Wednesday, December 9, 2009

ESOL / RSOL - Wednesday, 18 November 2009

In the US, we have something called ESOL - English as a Second or Other Language - and every year the district's ESOL teacher would have to give several presentations or talks to all the teachers, about sensitivity and how to handle ESOL students. Even if you didn't have any ESOL students, you were required to attend. Not much, but something.

Well, now I'm teaching ESOL and what I'm concerned about is RSOL - Russian as a Second or Other Language - students. Every class has at least one of these. Sophia is one.

I've mentioned before that the foreign students are LOST. Confused, perplexed, bewildered, scared, sad, upset, lonely, you name it.

According to the local teachers, these kids understand them when they speak Russian.

Really? Sophia's wide-eyed, dumb-faced look seems to convey to others that she understands, but I know that she doesn't. Not only by her look (she doesn't even pretend to understand when she doesn't) but also because she tells me. Many kids aren't so open-faced as she, they try to look like they fit in. (Perhaps she does this, too, I'm not with her all the time.) No one wants to look like the fool. No one wants to stick out as the "other". So nodding your head when a grown-up is talking gibberish, really fast and without expression, sounds like a great idea to a kid.

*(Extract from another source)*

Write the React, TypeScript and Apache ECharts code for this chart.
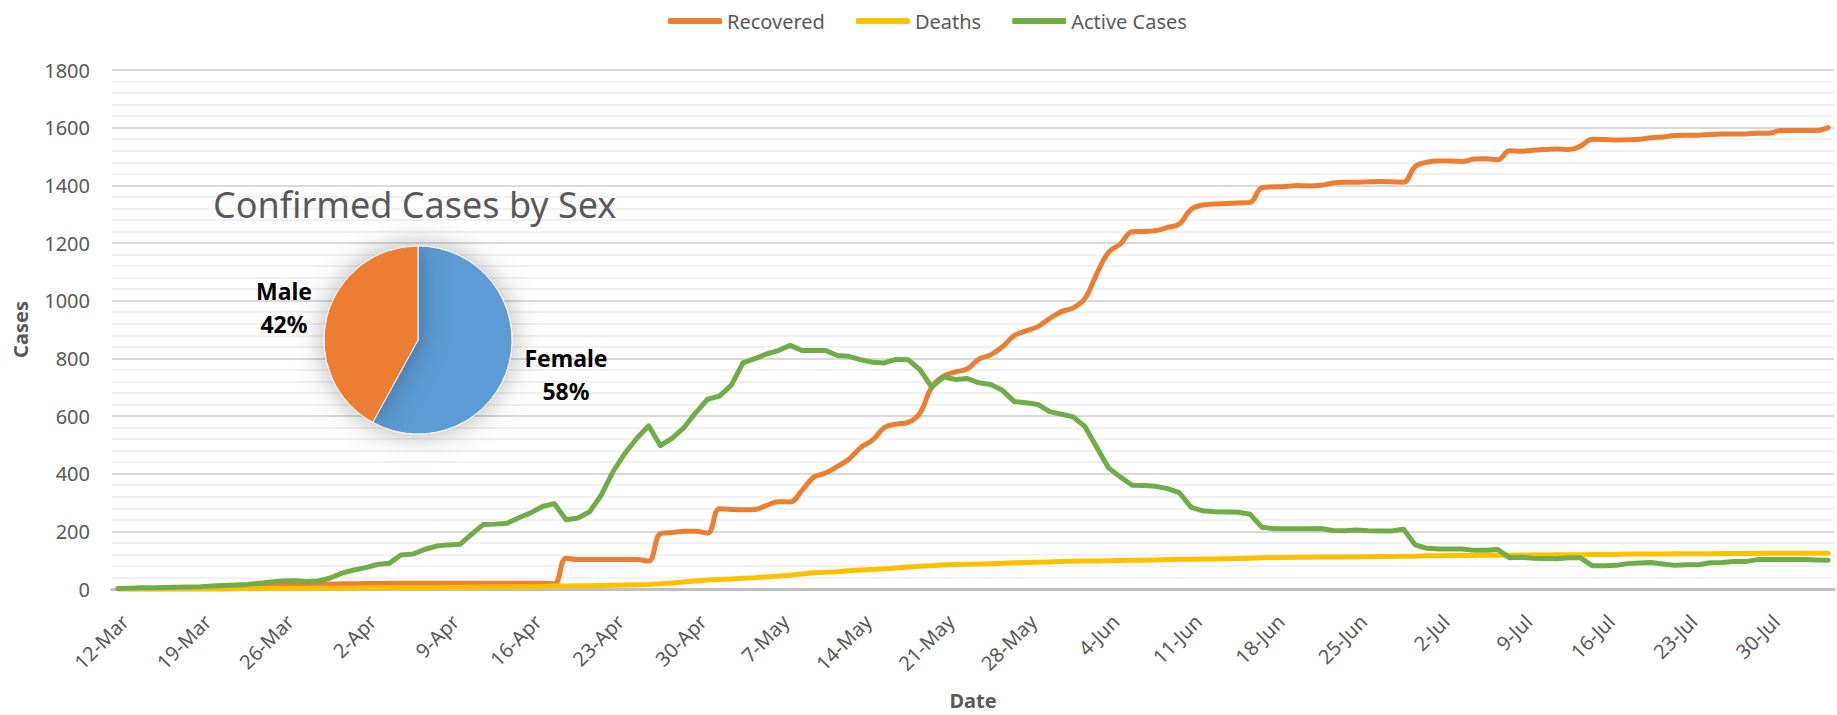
import React, { useEffect, useRef } from "react";
import * as echarts from "echarts";

// ---- data ----
const MONTHS = ["Jan", "Feb", "Mar", "Apr", "May", "Jun", "Jul", "Aug", "Sep", "Oct", "Nov", "Dec"];
const START_DATE = [2020, 2, 12]; // 12-Mar-2020
const DAY_COUNT = 146; // 12-Mar .. 4-Aug

const seriesNames = ["Recovered", "Deaths", "Active Cases"];

const recovered = [
  0, 0, 0, 0, 0, 0, 0, 0, 0, 0,
  2, 4, 6, 9, 13, 15, 16, 17, 17, 18,
  18, 19, 19, 20, 20, 20, 20, 20, 20, 20,
  20, 20, 20, 20, 20, 20, 20, 18, 107, 102,
  102, 102, 102, 102, 102, 97, 192, 196, 200, 200,
  194, 278, 276, 275, 276, 290, 303, 302, 342, 388,
  402, 425, 451, 491, 517, 560, 572, 578, 610, 700,
  738, 753, 763, 797, 812, 840, 879, 895, 910, 938,
  962, 975, 1008, 1094, 1168, 1197, 1239, 1240, 1243, 1254,
  1266, 1317, 1332, 1335, 1337, 1339, 1341, 1392, 1395, 1396,
  1399, 1398, 1400, 1408, 1411, 1411, 1412, 1413, 1412, 1411,
  1466, 1480, 1484, 1484, 1483, 1491, 1492, 1489, 1520, 1518,
  1522, 1524, 1526, 1524, 1536, 1560, 1559, 1557, 1558, 1560,
  1565, 1568, 1573, 1574, 1574, 1576, 1578, 1578, 1578, 1581,
  1581, 1590, 1590, 1590, 1590, 1600,
];

const deaths = [
  0, 0, 0, 0, 0, 0, 0, 0, 0, 1,
  1, 1, 1, 2, 2, 2, 2, 3, 3, 3,
  3, 4, 4, 4, 5, 5, 5, 5, 6, 6,
  6, 7, 7, 7, 8, 8, 9, 10, 10, 11,
  11, 12, 13, 14, 15, 16, 18, 21, 24, 28,
  31, 33, 35, 37, 39, 42, 45, 48, 52, 56,
  58, 60, 63, 66, 68, 70, 73, 76, 79, 81,
  83, 85, 86, 87, 88, 89, 91, 92, 93, 94,
  95, 96, 97, 97, 98, 99, 100, 100, 101, 102,
  103, 103, 104, 104, 105, 106, 107, 108, 109, 109,
  110, 110, 111, 111, 111, 112, 112, 113, 113, 114,
  114, 115, 115, 116, 116, 116, 117, 117, 117, 118,
  118, 118, 119, 119, 119, 120, 120, 120, 121, 121,
  121, 121, 122, 122, 122, 122, 123, 123, 123, 123,
  124, 124, 124, 124, 124, 124,
];

const activeCases = [
  2, 3, 4, 4, 5, 6, 7, 8, 10, 12,
  14, 16, 20, 24, 28, 29, 26, 28, 38, 55,
  66, 74, 85, 89, 118, 121, 137, 149, 153, 155,
  190, 224, 225, 228, 247, 264, 286, 296, 240, 246,
  268, 327, 409, 471, 523, 566, 497, 523, 560, 612,
  658, 669, 706, 784, 799, 815, 827, 845, 827, 827,
  827, 810, 807, 795, 786, 784, 797, 795, 761, 700,
  735, 727, 730, 715, 709, 689, 650, 646, 640, 615,
  606, 597, 563, 491, 420, 388, 360, 359, 356, 348,
  334, 283, 271, 268, 267, 266, 259, 214, 209, 209,
  209, 209, 210, 203, 202, 205, 202, 201, 201, 207,
  153, 141, 139, 139, 139, 134, 134, 137, 108, 110,
  107, 106, 105, 108, 108, 81, 81, 82, 88, 90,
  92, 87, 82, 84, 84, 91, 92, 95, 95, 102,
  102, 102, 102, 102, 101, 100,
];

const sexLabels = ["Female", "Male"];
const sexShares = [58, 42];

const yTicks = { min: 0, max: 1800, interval: 200 };

function makeDates(): string[] {
  const out: string[] = [];
  const d = new Date(START_DATE[0], START_DATE[1], START_DATE[2]);
  for (let i = 0; i < DAY_COUNT; i++) {
    out.push(`${d.getDate()}-${MONTHS[d.getMonth()]}`);
    d.setDate(d.getDate() + 1);
  }
  return out;
}
const dates = makeDates();

const lineColors = ["#ED7D31", "#FFC000", "#70AD47"];
const pieColors = ["#5B9BD5", "#ED7D31"];
const FONT = "'Noto Sans', sans-serif";
const GREY = "#595959";

export default function App() {
  const ref = useRef<HTMLDivElement>(null);

  useEffect(() => {
    if (!ref.current) return;
    const chart = echarts.init(ref.current, undefined, { renderer: "svg" });
    const lineData = [recovered, deaths, activeCases];

    const option: any = {
      animation: false,
      backgroundColor: "#ffffff",
      textStyle: { fontFamily: FONT },
      legend: {
        data: seriesNames,
        top: 6,
        left: 663,
        itemWidth: 54,
        itemHeight: 6,
        itemGap: 31,
        icon: "roundRect",
        textStyle: { fontSize: 20, color: GREY, fontFamily: FONT },
      },
      grid: { left: 112, right: 3, top: 70, bottom: 122, containLabel: false },
      xAxis: {
        type: "category",
        data: dates,
        boundaryGap: true,
        axisTick: { show: false },
        axisLine: { lineStyle: { color: "#bfbfbf", width: 3 } },
        axisLabel: {
          interval: 6,
          rotate: 45,
          fontSize: 20,
          color: GREY,
          margin: 22,
          verticalAlign: "top",
          fontFamily: FONT,
        },
        splitLine: { show: false },
        name: "Date",
        nameLocation: "middle",
        nameGap: 101,
        nameTextStyle: { fontWeight: "bold", fontSize: 20, color: GREY, fontFamily: FONT },
      },
      yAxis: {
        type: "value",
        min: yTicks.min,
        max: yTicks.max,
        interval: yTicks.interval,
        axisLine: { show: false },
        axisTick: { show: false },
        axisLabel: {
          fontSize: 20,
          color: GREY,
          margin: 22,
          fontFamily: FONT,
          formatter: (v: number) => String(v),
        },
        splitLine: { lineStyle: { color: "#d9d9d9", width: 2 } },
        minorTick: { show: false, splitNumber: 5 },
        minorSplitLine: { show: true, lineStyle: { color: "#f2f2f2", width: 2 } },
        name: "Cases",
        nameLocation: "middle",
        nameGap: 82,
        nameTextStyle: { fontWeight: "bold", fontSize: 20, color: GREY, fontFamily: FONT },
      },
      series: [
        ...seriesNames.map((name, i) => ({
          name,
          type: "line",
          data: lineData[i],
          symbol: "none",
          smooth: i === 0 ? 0.4 : false,
          color: lineColors[i],
          lineStyle: { width: 5, color: lineColors[i], cap: "round", join: "round" },
          z: 2 + i,
        })),
        {
          name: "Confirmed Cases by Sex",
          type: "pie",
          center: [418, 340],
          radius: 94,
          startAngle: 90,
          clockwise: true,
          silent: true,
          z: 10,
          label: { show: false },
          labelLine: { show: false },
          itemStyle: {
            borderColor: "#ffffff",
            borderWidth: 1,
            shadowBlur: 30,
            shadowColor: "rgba(0,0,0,0.3)",
          },
          data: sexLabels.map((n, i) => ({
            name: n,
            value: sexShares[i],
            itemStyle: { color: pieColors[i] },
          })),
        },
      ],
      graphic: [
        {
          type: "text",
          x: 213,
          y: 204,
          z: 20,
          style: {
            text: "Confirmed Cases by Sex",
            fill: GREY,
            fontSize: 36,
            fontFamily: FONT,
            align: "left",
            verticalAlign: "middle",
          },
        },
        {
          type: "text",
          x: 566,
          y: 374,
          z: 20,
          style: {
            text: `${sexLabels[0]}\n${sexShares[0]}%`,
            fill: "#000000",
            fontSize: 23,
            fontWeight: "bold",
            fontFamily: FONT,
            lineHeight: 33,
            align: "center",
            verticalAlign: "middle",
          },
        },
        {
          type: "text",
          x: 284,
          y: 307,
          z: 20,
          style: {
            text: `${sexLabels[1]}\n${sexShares[1]}%`,
            fill: "#000000",
            fontSize: 23,
            fontWeight: "bold",
            fontFamily: FONT,
            lineHeight: 33,
            align: "center",
            verticalAlign: "middle",
          },
        },
      ],
    };

    chart.setOption(option);
    return () => chart.dispose();
  }, []);

  return (
    <div
      ref={ref}
      style={{ position: "fixed", left: 0, top: 0, width: 1837, height: 715, background: "#fff" }}
    />
  );
}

How often these RSOL kids are stuck in a class that's going on in Kazakh or fast Russian, and they are expected to sit quietly and do nothing, or, worse, to understand! I would like my ESOL kids to understand, but I understand if they don't, and I am quickly learning how to make myself more understandable--gestures; slow, articulate speech; repeat, repeat, repeat!

Today during Etud (Study Period) they were reviewing Kazakh as usual. My Korean students--who are not in the class for the Kazakh lessons but rather are in Beginner's Russian--were sitting in the back, bored. My Korean girl must have said or done something--she is a quiet, timid girl, with a very soft voice. Whatever she did caused my Kazakh teacher to yell at her--not overly harshly, but enough to put this timid girl to tears. The Korean girl then put her head down and cried softly. What else could she do? She was sitting in a classroom, completely lost and confused, the lesson was in a language she did not understand, about a language she understood even less, and she was yelled at by the teacher.

I felt miserable for her.

From what I've seen and heard, the other RSOL kids are pretty much in the same predicament. The local teachers aren't mean, just clueless as to what it's like to not know the language. These kids can follow some basic commands, can say "da" and "nyet", and so they think they understand.

They do not.

We need RSOL sensitivity training, because this is supposed to be an international school! Even if it were just a local school, the teachers should be sensitive towards the needs of all the children, not just the locals!